CIC Wines… And their place in our fabric
April 11, 2012 § 1 Comment
Let me start by saying that it is not my desire to tell anyone that their favourite wine is not good. However the fact is that CIC (Cellared in Canada) wines have enjoyed a level of success primarily because they were called Canadian.
Retailing is all about crafting a visual as well as a cerebral experience for the customer. The cerebral is about price and perceived practical application. The other is about creating legitimacy for a brand or product type.
I recall being a rep for E&J Gallo and visiting the main winery and distribution hub in Modesto.

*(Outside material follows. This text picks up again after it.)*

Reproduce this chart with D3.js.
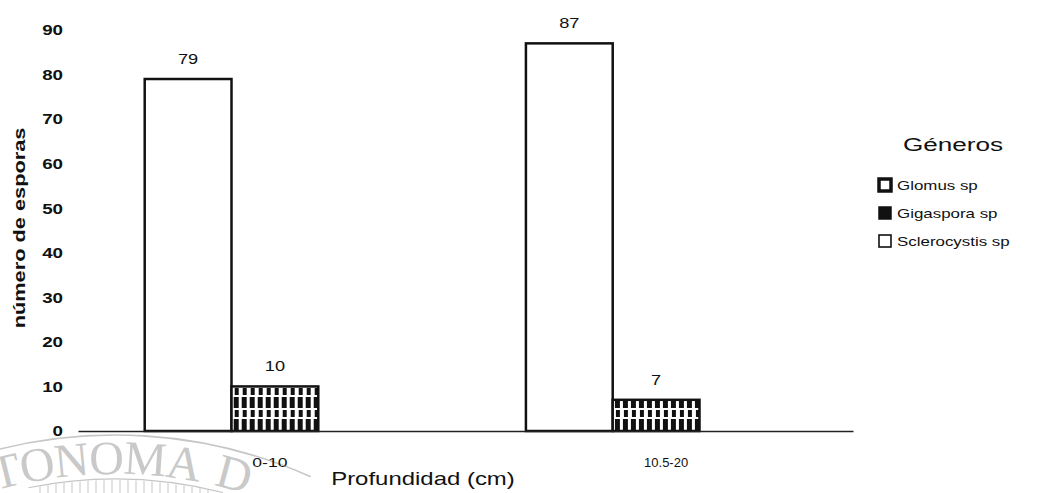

I had the opinion that the success of Gallo over the decades was about vertical integration which allowed for the best possible grapes to go into products that are offered at a better price than the competition. I tested my theory by asking one of the winemakers for Gallo branded wines, what the secret was? His answer; “just don’t make it offensive.”
North Americans invest heavily in consistency even in the face of health risks, critical acclaim or panning, and merchandising. Consider for a moment the power of Coca Cola, Tim Hortons, McDonalds, and Starbucks. All offer consistency no matter where you are. The quality level can be counted on and each one of these organizations have more revenues than the Canadian Wine Industry. So it should not be a surprise that Copper Moon, Naked Grape et al have a huge market share in the backyard of the BC Wine Industry. However making a wine that never changes for under $10 is not the whole picture.
Walk into 95% of retail outlets in the BC and you are greeted by a wall of CIC wines. That amount of linear feet and billboard merchandising legitimizes the proposition. One has to ask themselves why has CIC been shelved in its own category? It’s proposition is no different from other commodity wines from around the world so why should it not have to fight for their place in the sun like every other offering?
Answer is because no one has shown the business reason to make the change.
As a retailer we arrange our stores by what the offering is saying to customer. The wines that ask the customer to embrace the natural diversity of wine are shelved as such, those that are commodities are shelved as such. The result is that 1) our average ring has increased, 2) our profitability from wine has increased, 3) we can act with full force on our strength of telling the story of products with soul.
If you want to curtail or shrink the share of CIC then you must get retailers to make CIC compete with like products and give them the tools to showcase the beauty, profit and true value in diversity.